Doctor Hannes Eisele was of pure Aryan stock, his "Aryan Certificate" said as much. It listed the names, places and dates of birth (and death) of both sets of grandparents. Where necessary, the certificate explained causes of death--vital information to a Third Reich which monitored racial purity.

Eisele was the son of modest village folk. Born on 13 March 1912 in the small town of Donaneslingen, he grew up in the laender of Baden. His father Hans was a painter-laborer and mother Emma Bullinger a housefrau.

Even before Hans Senior passed away in 1934, young Hannes supported his family by taking on part time painting jobs. At 21 Eisele joined the Nationalist Socialist Democratic (NAZI) Party and later that year, like many of his generation, he became a member of the Schutzstaffel paramilitary organization or SS --a sure guarantee to upward mobility.

Eisele meanwhile studied medicine at the University of Freiburg where he became involved in student politics. During the war years, the student leader of yonder served the Fatherland at different junior officer levels, first as a commandant and later, in 1943, as a hauptsturmfuehrer--Captain-Doctor.

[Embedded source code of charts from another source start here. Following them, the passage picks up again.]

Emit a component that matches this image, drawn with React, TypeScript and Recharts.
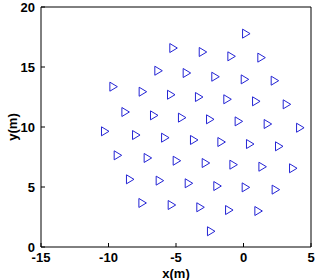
import { ScatterChart, Scatter, XAxis, YAxis } from 'recharts';

// positions (metres)
const xValues = [
  0.19, -5.2, -3.02, -0.9, 1.32,
  -6.31, -4.21, -2.09, 0.09, 2.31,
  -9.64, -7.47, -5.37, -3.3, -1.2, 0.93, 3.2,
  -8.75, -6.63, -4.56, -2.48, -0.36, 1.79, 4.19,
  -10.26, -7.96, -5.81, -3.67, -1.64, 0.48, 2.63,
  -9.32, -7.1, -4.95, -2.8, -0.75, 1.4, 3.67,
  -8.41, -6.21, -4.06, -1.94, 0.16, 2.38,
  -7.49, -5.32, -3.2, -1.07, 1.1,
  -2.41,
];
const yValues = [
  17.78, 16.58, 16.25, 15.89, 15.78,
  14.69, 14.5, 14.19, 13.97, 13.86,
  13.36, 12.94, 12.69, 12.5, 12.31, 12.14, 11.89,
  11.25, 10.97, 10.78, 10.64, 10.47, 10.25, 9.94,
  9.64, 9.33, 9.11, 8.92, 8.75, 8.58, 8.39,
  7.64, 7.42, 7.19, 7.0, 6.86, 6.69, 6.56,
  5.64, 5.53, 5.31, 5.08, 4.97, 4.78,
  3.67, 3.5, 3.31, 3.08, 3.0,
  1.31,
];
const xTicks = [-15, -10, -5, 0, 5];
const yTicks = [0, 5, 10, 15, 20];

const points = xValues.map((x, i) => ({ x, y: yValues[i] }));

const MARKER = '#2424d4';
const FONT = '"Liberation Sans", Arial, sans-serif';

const Triangle = (props: any) => {
  const { cx, cy } = props;
  if (cx == null || cy == null) return null;
  return (
    <path
      d={`M${cx - 3.5},${cy - 4.5} L${cx + 4},${cy} L${cx - 3.5},${cy + 4.5} Z`}
      fill="none"
      stroke={MARKER}
      strokeWidth={1}
    />
  );
};

const tickStyle = { fill: '#000', fontSize: 13, fontWeight: 700, fontFamily: FONT };
const blank = () => '';

const App = () => {
  return (
    <div
      style={{
        position: 'absolute',
        left: 0,
        top: 0,
        background: '#fff',
        fontFamily: FONT,
        fontWeight: 700,
      }}
    >
      <ScatterChart width={318} height={280} margin={{ top: 6, right: 6, left: 0, bottom: 0 }}>
        <XAxis
          xAxisId="b"
          type="number"
          dataKey="x"
          domain={[-15, 5]}
          ticks={xTicks}
          interval={0}
          height={33}
          stroke="#000"
          tickSize={-4}
          tickMargin={10}
          tick={tickStyle}
          label={{ value: 'x(m)', position: 'insideBottom', offset: 2, style: tickStyle }}
        />
        <XAxis
          xAxisId="t"
          orientation="top"
          type="number"
          domain={[-15, 5]}
          ticks={xTicks}
          interval={0}
          height={1}
          stroke="#000"
          tickSize={-4}
          tickFormatter={blank}
        />
        <YAxis
          yAxisId="l"
          type="number"
          dataKey="y"
          domain={[0, 20]}
          ticks={yTicks}
          interval={0}
          width={41}
          stroke="#000"
          tickSize={-4}
          tickMargin={10}
          tick={tickStyle}
          label={{ value: 'y(m)', angle: -90, position: 'insideLeft', offset: 12, style: { ...tickStyle, textAnchor: 'middle' } }}
        />
        <YAxis
          yAxisId="r"
          orientation="right"
          type="number"
          domain={[0, 20]}
          ticks={yTicks}
          interval={0}
          width={1}
          stroke="#000"
          tickSize={-4}
          tickFormatter={blank}
        />
        <Scatter
          xAxisId="b"
          yAxisId="l"
          data={points}
          shape={<Triangle />}
          isAnimationActive={false}
        />
      </ScatterChart>
    </div>
  );
};

export default App;
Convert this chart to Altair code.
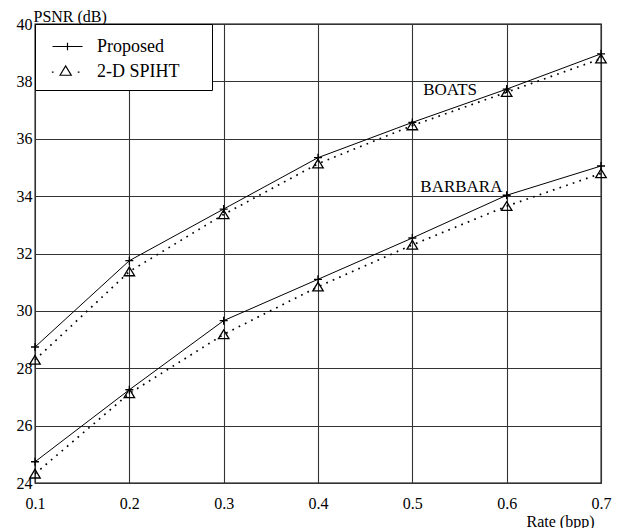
import altair as alt
import pandas as pd

# ---- data ----
rates = [0.1, 0.2, 0.3, 0.4, 0.5, 0.6, 0.7]
boats_proposed = [28.74, 31.75, 33.55, 35.34, 36.57, 37.73, 38.96]
boats_spiht = [28.29, 31.37, 33.36, 35.13, 36.46, 37.62, 38.79]
barbara_proposed = [24.74, 27.25, 29.66, 31.10, 32.54, 34.03, 35.05]
barbara_spiht = [24.32, 27.12, 29.18, 30.84, 32.30, 33.65, 34.79]

methods = ["Proposed", "2-D SPIHT"]
images = ["BOATS", "BARBARA"]
label_x = [0.540, 0.552]
label_y = [37.70, 34.33]

x_ticks = [0.1, 0.2, 0.3, 0.4, 0.5, 0.6, 0.7]
y_ticks = [24, 26, 28, 30, 32, 34, 36, 38, 40]

rows = []
for img, series in [("BOATS", (boats_proposed, boats_spiht)),
                    ("BARBARA", (barbara_proposed, barbara_spiht))]:
    for m, vals in zip(methods, series):
        for r, v in zip(rates, vals):
            rows.append({"rate": r, "psnr": v, "image": img, "method": m})
df = pd.DataFrame(rows)
labels = pd.DataFrame({"x": label_x, "y": label_y, "text": images})

FONT = "Liberation Serif"

xs = alt.Scale(domain=[0.1, 0.7], nice=False, zero=False)
ys = alt.Scale(domain=[24, 40], nice=False, zero=False)

x_axis = alt.Axis(values=x_ticks, format=".1f", title="Rate (bpp)", grid=True,
                  gridColor="#333333", gridWidth=1.1, gridOpacity=1,
                  domain=False, ticks=False, labelPadding=12,
                  labelFont=FONT, labelFontSize=16, labelColor="black",
                  titleFont=FONT, titleFontSize=16, titleFontWeight="normal",
                  titleColor="black", titleAlign="right", titleBaseline="middle",
                  titleX=559, titleY=38, labelFlush=False)
y_axis = alt.Axis(values=y_ticks, format="d", title="PSNR (dB)", grid=True,
                  gridColor="#333333", gridWidth=1.1, gridOpacity=1,
                  domain=False, ticks=False, labelPadding=3,
                  labelFont=FONT, labelFontSize=16, labelColor="black",
                  titleFont=FONT, titleFontSize=16, titleFontWeight="normal",
                  titleColor="black", titleAngle=0, titleAlign="left",
                  titleBaseline="top", titleX=-2, titleY=-16, labelFlush=False)

base = alt.Chart(df)

line_prop = base.transform_filter(alt.datum.method == "Proposed").mark_line(
    color="black", strokeWidth=1
).encode(
    x=alt.X("rate:Q", scale=xs, axis=x_axis),
    y=alt.Y("psnr:Q", scale=ys, axis=y_axis),
    detail="image:N",
)

line_spiht = base.transform_filter(alt.datum.method == "2-D SPIHT").mark_line(
    color="black", strokeWidth=1.7, strokeDash=[1.7, 5.3]
).encode(
    x=alt.X("rate:Q", scale=xs),
    y=alt.Y("psnr:Q", scale=ys),
    detail="image:N",
)

PLUS = "M-1,0H1M0,-1V1"
TRI = "M0,-0.85L1,0.8L-1,0.8Z"
LEG_PLUS = "M-1.2,0H1.2M0,-0.3V0.3"
LEG_TRI = ("M-0.6,0.3L-0.15,-0.45L0.3,0.3Z"
           "M-1.25,0.05h0.14M0.82,0.05h0.14")

points = base.mark_point(filled=False, strokeWidth=1.3, opacity=1).encode(
    x=alt.X("rate:Q", scale=xs),
    y=alt.Y("psnr:Q", scale=ys),
    shape=alt.Shape("method:N", scale=alt.Scale(domain=methods, range=[PLUS, TRI]),
                    legend=None),
    size=alt.Size("method:N", scale=alt.Scale(domain=methods, range=[64, 110]),
                  legend=None),
    color=alt.value("black"),
)

legend = alt.Legend(
    orient="none", legendX=0, legendY=0,
    title=".", titleOrient="right", titleOpacity=0, titleFontSize=10,
    titlePadding=20,
    fillColor="white", strokeColor="black", padding=9,
    symbolSize=625, symbolOffset=10, labelOffset=16, rowPadding=2,
    labelFont=FONT, labelFontSize=18, labelColor="black",
    symbolStrokeColor="black", symbolStrokeWidth=1.2,
    symbolFillColor="transparent", symbolOpacity=1,
)

legend_layer = base.transform_filter("false").mark_point(
    filled=False, size=625, strokeWidth=1.2
).encode(
    x=alt.X("rate:Q", scale=xs),
    y=alt.Y("psnr:Q", scale=ys),
    shape=alt.Shape("method:N",
                    scale=alt.Scale(domain=methods, range=[LEG_PLUS, LEG_TRI]),
                    legend=legend),
    color=alt.value("black"),
)

text = alt.Chart(labels).mark_text(font=FONT, fontSize=17, color="black",
                                   align="center", baseline="middle").encode(
    x=alt.X("x:Q", scale=xs),
    y=alt.Y("y:Q", scale=ys),
    text="text:N",
)

chart = alt.layer(line_prop, line_spiht, points, text, legend_layer).resolve_scale(
    shape="independent", size="independent"
).properties(
    width=566, height=459,
    padding={"left": 27, "top": 16, "right": 17, "bottom": 52},
    autosize=alt.AutoSizeParams(type="none"),
    background="white",
).configure_view(stroke="black", strokeWidth=1.3)

chart.save("out.html", embed_options={"renderer": "svg", "actions": False})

Although he didn't make it to any one of the post-war tribunals for crimes against humanity, a US military court in Dachau found Eisele guilty and sentenced him to death. Yet for some unknown reason, capital punishment was commuted to life imprisonment. Shortly afterwards Eisele was released and even allowed to practice medicine in Munich as of 1952. Evidently, the SS Old Boys network was still active.

Eisele's medical union card was revoked only after his mysterious escape from Germany in 1958 became public and after it was brought to the attention of the Bavarian Justice Minister, Dr. Ankermuller.

By the time a warrant for Eisele's arrest was issued on 28 June 1958 based on incriminating "new" evidence received from a Herr Zommer, a former colleague from the Buchenwald days, the Doctor and his family were safely on board the SS Esperia which had set sail from Genoa for Alexandria the previous day.

A new beginning and identity was in store for the Eisele family in Egypt. But nevertheless their stay would be short and tumultuous dampened by the fear of being uncovered. 

Doctor Eisele's Egyptian sojourn ended in ostracism, malady, and finally in death, on 3 May 1967.

Eisele was buried at the German Cemetery in Old Cairo. The paradox here is that he shares the same plot with Doctor Theodor Maximilian Bilharz. While Doctor Bilharz's black granite plaque lists in Arabic and German his wonderful medical achievements, the short inscription on Doctor Eisele's rough tombstone reads simply "Dr. Med. Hans Eisele". Understandably, it makes no mention of any of his medical accomplishments.

Though only a few meters separate the two doctors' final resting places, the chasm between them will never be breached. Not in this world or any other.


From: Tom B. Atkinson [tomjax@bellsouth.net]
Date: November 7, 2006

My uncle has a painting by H Eisele that was painted by him when he was a prisoner at Landsberg and my uncle was the assistant commandant.

My uncle is still living and has interesting stories about him as well as the other inmates that he executed and wrote about in a Book, Captor Captive.